Erdan moved to recruit a new police chief from outside the force after years of scandals involving the top brass. Seven of the police’s 18 major generals, one rank below the police commissioner in the chain of command, either resigned or were fired in the past two years for inappropriate or even criminal behavior. Five of them were brought down by sexual harassment complaints.

Former police chief Yohanan Danino, whose term ended on July 1, several years ago created a system to better deal with claims of sexual harassment in the workplace, after seeing the results of an army survey on the subject, Haaretz reported. That survey found that one in four Israeli women who completed their mandatory national service in the police reported experiencing sexual harassment, compared with one in seven women who served in the army.

The other two major generals who recently left the force were accused of regular old corruption and bribe taking. One, Maj. Gen. Menashe Arviv, was entangled in a bribery case involving spiritual leader Rabbi Yoshiyahu Pinto that apparently led to the suicide of police Brig. Gen. Ephraim Bracha.

Unsurprisingly, faith in the police has taken a beating among the Israeli public. According to a poll by Ariel University in the West Bank, close to 70 percent of Israelis distrust the police.

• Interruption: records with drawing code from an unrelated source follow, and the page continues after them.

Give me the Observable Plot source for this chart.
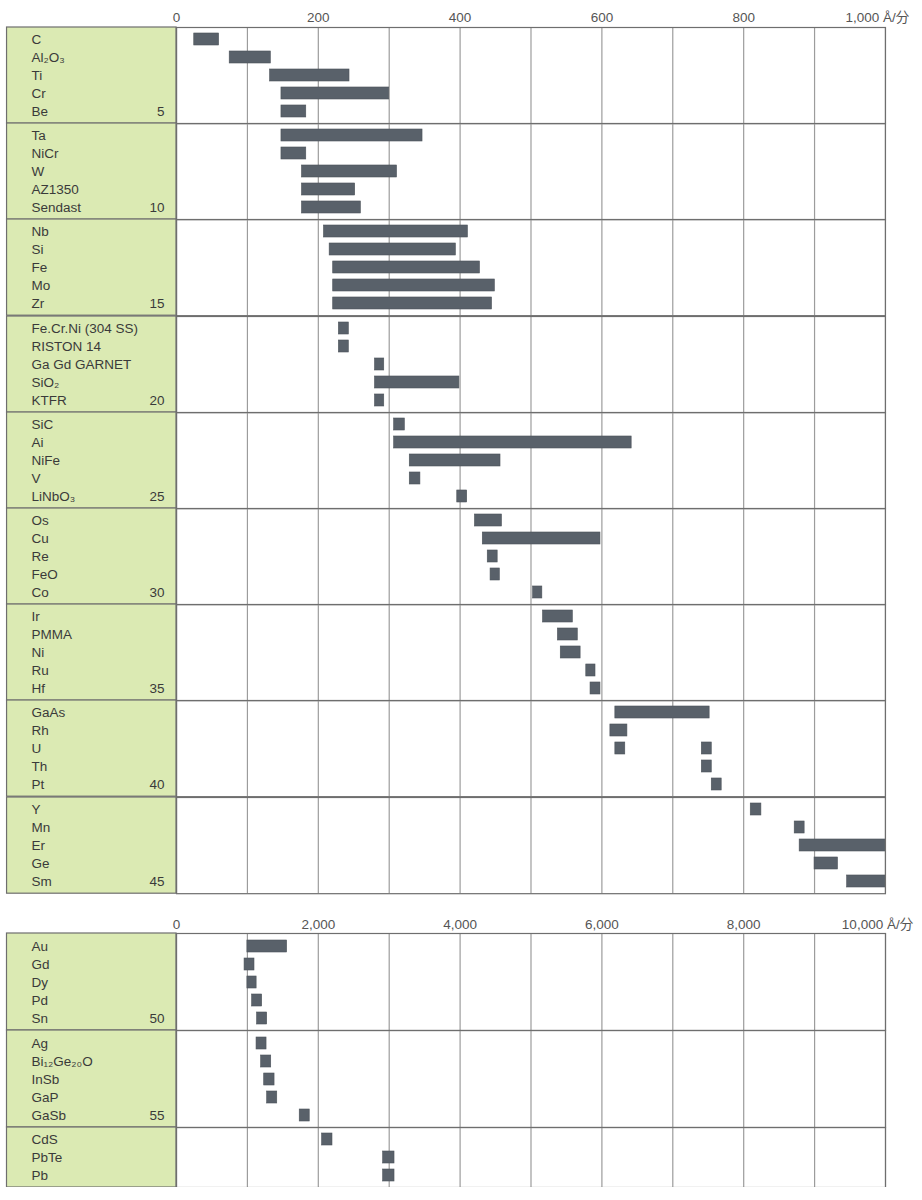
<!DOCTYPE html>
<html>
<head>
<meta charset="utf-8">
<script src="https://cdn.jsdelivr.net/npm/d3@7"></script>
<script src="https://cdn.jsdelivr.net/npm/@observablehq/plot@0.6"></script>
<style>
  body { margin: 0; background: #fff; }
  #chart svg { display: block; overflow: visible; }
  .spacer { height: 13px; }
</style>
</head>
<body>
<div id="chart"></div>
<script>
// ---- data ----
const materials = [
  "C", "Al₂O₃", "Ti", "Cr", "Be",
  "Ta", "NiCr", "W", "AZ1350", "Sendast",
  "Nb", "Si", "Fe", "Mo", "Zr",
  "Fe.Cr.Ni (304 SS)", "RISTON 14", "Ga Gd GARNET", "SiO₂", "KTFR",
  "SiC", "Ai", "NiFe", "V", "LiNbO₃",
  "Os", "Cu", "Re", "FeO", "Co",
  "Ir", "PMMA", "Ni", "Ru", "Hf",
  "GaAs", "Rh", "U", "Th", "Pt",
  "Y", "Mn", "Er", "Ge", "Sm",
  "Au", "Gd", "Dy", "Pd", "Sn",
  "Ag", "Bi₁₂Ge₂₀O", "InSb", "GaP", "GaSb",
  "CdS", "PbTe", "Pb"
];
const groupSizes   = [5, 5, 5, 5, 5, 5, 5, 5, 5, 5, 5, 3];
const groupNumbers = [5, 10, 15, 20, 25, 30, 35, 40, 45, 50, 55, ""];
const groupPanel   = [0, 0, 0, 0, 0, 0, 0, 0, 0, 1, 1, 1];

// rate ranges (Å/分); "U" has two ranges
const segName = [
  "C", "Al₂O₃", "Ti", "Cr", "Be",
  "Ta", "NiCr", "W", "AZ1350", "Sendast",
  "Nb", "Si", "Fe", "Mo", "Zr",
  "Fe.Cr.Ni (304 SS)", "RISTON 14", "Ga Gd GARNET", "SiO₂", "KTFR",
  "SiC", "Ai", "NiFe", "V", "LiNbO₃",
  "Os", "Cu", "Re", "FeO", "Co",
  "Ir", "PMMA", "Ni", "Ru", "Hf",
  "GaAs", "Rh", "U", "U", "Th", "Pt",
  "Y", "Mn", "Er", "Ge", "Sm",
  "Au", "Gd", "Dy", "Pd", "Sn",
  "Ag", "Bi₁₂Ge₂₀O", "InSb", "GaP", "GaSb",
  "CdS", "PbTe", "Pb"
];
const segLow = [
  25, 75, 132, 148, 148,
  148, 148, 177, 177, 177,
  208, 216, 221, 221, 221,
  229, 229, 280, 280, 280,
  307, 307, 329, 329, 396,
  421, 432, 439, 443, 503,
  517, 538, 542, 578, 584,
  619, 612, 619, 741, 741, 755,
  810, 872, 879, 900, 946,
  1000, 960, 1000, 1067, 1137,
  1129, 1194, 1237, 1279, 1738,
  2054, 2915, 2915
];
const segHigh = [
  60, 133, 244, 300, 183,
  347, 183, 311, 252, 260,
  411, 394, 428, 449, 445,
  243, 243, 293, 399, 293,
  322, 642, 457, 344, 410,
  459, 598, 453, 456, 516,
  559, 566, 570, 591, 598,
  752, 636, 633, 755, 755, 769,
  825, 886, 1000, 933, 1000,
  1560, 1100, 1130, 1208, 1279,
  1270, 1336, 1383, 1421, 1879,
  2200, 3075, 3075
];

const panelMax       = [1000, 10000];
const panelTicks     = [[0, 200, 400, 600, 800], [0, 2000, 4000, 6000, 8000]];
const panelEndLabel  = ["1,000 Å/分", "10,000 Å/分"];
const panelGridStep  = [100, 1000];

// ---- build ----
const segments = segName.map((name, i) => ({name, lo: segLow[i], hi: segHigh[i]}));
const FONT = "'Liberation Sans', Arial, 'DejaVu Sans', 'Noto Sans CJK JP', sans-serif";
const GREEN = "#dbeab3";
const LINE = "#6e6e6e";
const GRID = "#9c9c9c";
const BAR = "#59616a";

const greenColumn = (index, scales, values, dims) => {
  const g = d3.create("svg:g");
  g.append("rect")
    .attr("x", 6.5)
    .attr("y", dims.marginTop)
    .attr("width", dims.marginLeft - 6.5)
    .attr("height", dims.height - dims.marginTop - dims.marginBottom)
    .attr("fill", GREEN)
    .attr("stroke", LINE)
    .attr("stroke-width", 1.2);
  return g.node();
};

const groupHeights = [96.2, 96.2, 96.2, 96.2, 96.2, 96.2, 96.2, 96.2, 96.2, 97, 97, 60];

const container = document.getElementById("chart");
let start = 0;
let prevPanel = -1;
groupSizes.forEach((size, gi) => {
  const names = materials.slice(start, start + size);
  start += size;
  const panel = groupPanel[gi];
  const first = panel !== prevPanel;
  if (first && prevPanel !== -1) {
    const sp = document.createElement("div");
    sp.className = "spacer";
    container.appendChild(sp);
  }
  prevPanel = panel;
  const max = panelMax[panel];
  const mt = first ? 27 : 0;
  const grid = d3.range(0, max + 1, panelGridStep[panel]);
  const segs = segments.filter(d => names.includes(d.name));
  const num = groupNumbers[gi];

  const chart = Plot.plot({
    width: 922,
    height: mt + groupHeights[gi],
    marginTop: mt,
    marginLeft: 176,
    marginRight: 37,
    marginBottom: 0,
    x: {domain: [0, max], axis: null},
    y: {domain: names, axis: null, paddingInner: 1 / 3, paddingOuter: 1 / 3},
    style: {fontFamily: FONT, fontSize: "13.5px", overflow: "visible", background: "transparent"},
    marks: [
      greenColumn,
      Plot.ruleX(grid, {x: d => d, stroke: GRID, strokeWidth: 1.2}),
      Plot.barX(segs, {x1: "lo", x2: "hi", y: "name", fill: BAR, stroke: "#4c535a", strokeWidth: 0.6}),
      Plot.frame({stroke: LINE, strokeWidth: 1.2}),
      Plot.text(names, {y: d => d, text: d => d, frameAnchor: "left", dx: -145, textAnchor: "start", fill: "#3a3a3a"}),
      num !== "" ? Plot.text([num], {y: () => names[names.length - 1], text: d => String(d), frameAnchor: "left", dx: -12, textAnchor: "end", fill: "#3a3a3a"}) : null,
      first ? Plot.axisX({anchor: "top", ticks: panelTicks[panel], tickSize: 0, tickPadding: 5, tickFormat: d3.format(","), color: "#555", fill: "#555"}) : null,
      first ? Plot.text([max], {x: d => d, text: () => panelEndLabel[panel], frameAnchor: "top", lineAnchor: "bottom", dy: -5, dx: -8, fill: "#555"}) : null
    ]
  });
  container.appendChild(chart);
});
</script>
</body>
</html>
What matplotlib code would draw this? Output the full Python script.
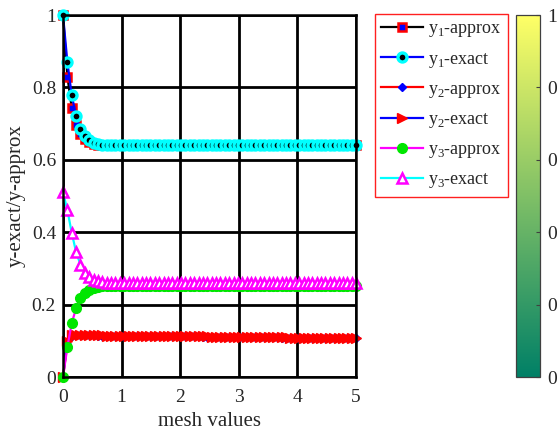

Yet Hirsch doesn’t have a squeaky clean record either. On Friday, Israel’s Chanel 2 reported that the FBI had conducted a two-year undercover investigation into Hirsch’s past business dealings. Hirsch is CEO of Defensive Shield Holdings, a consulting company that provide defense and homeland security solutions.

Documents provided by the FBI indicate that the company is being investigated on possible tax evasion and bribery charges involving arms deals. The FBI notified the police about the probe in 2013, but they only passed the information along to the attorney general a little over a week ago, according to Haaretz, around the time that Hirsch’s nomination was announced.

Hirsch has insisted he is innocent of wrongdoing, claiming the accusations of corruption are related to his nomination. A number of high-ranking police officers have opposed him getting the job on the grounds that he’s an outsider to the force.

On another front, families of soldiers killed during the Second Lebanon War have said his role in that month-long offensive should disqualify him. In 2006, the capture of two Israeli soldiers by Hezbollah in territory controlled by Hirsch’s division triggered the war and scuppered a promising military career for the then-commander.

Erdan is standing behind his nominee, and Prime Minister Benjamin Netanyahu reiterated his support on Monday, telling the cabinet, “Gal Hirsch is the right man in the right place.”

In addition to surviving the court of public opinion, Hirsch will need to pass a civil service vetting committee before becoming top cop. He appeared before the committee for the first time on Tuesday.

Will Hirsch survive the appointment process and clean up the Israel Police? Or will his past relegate him to the private sector? Find out this fall.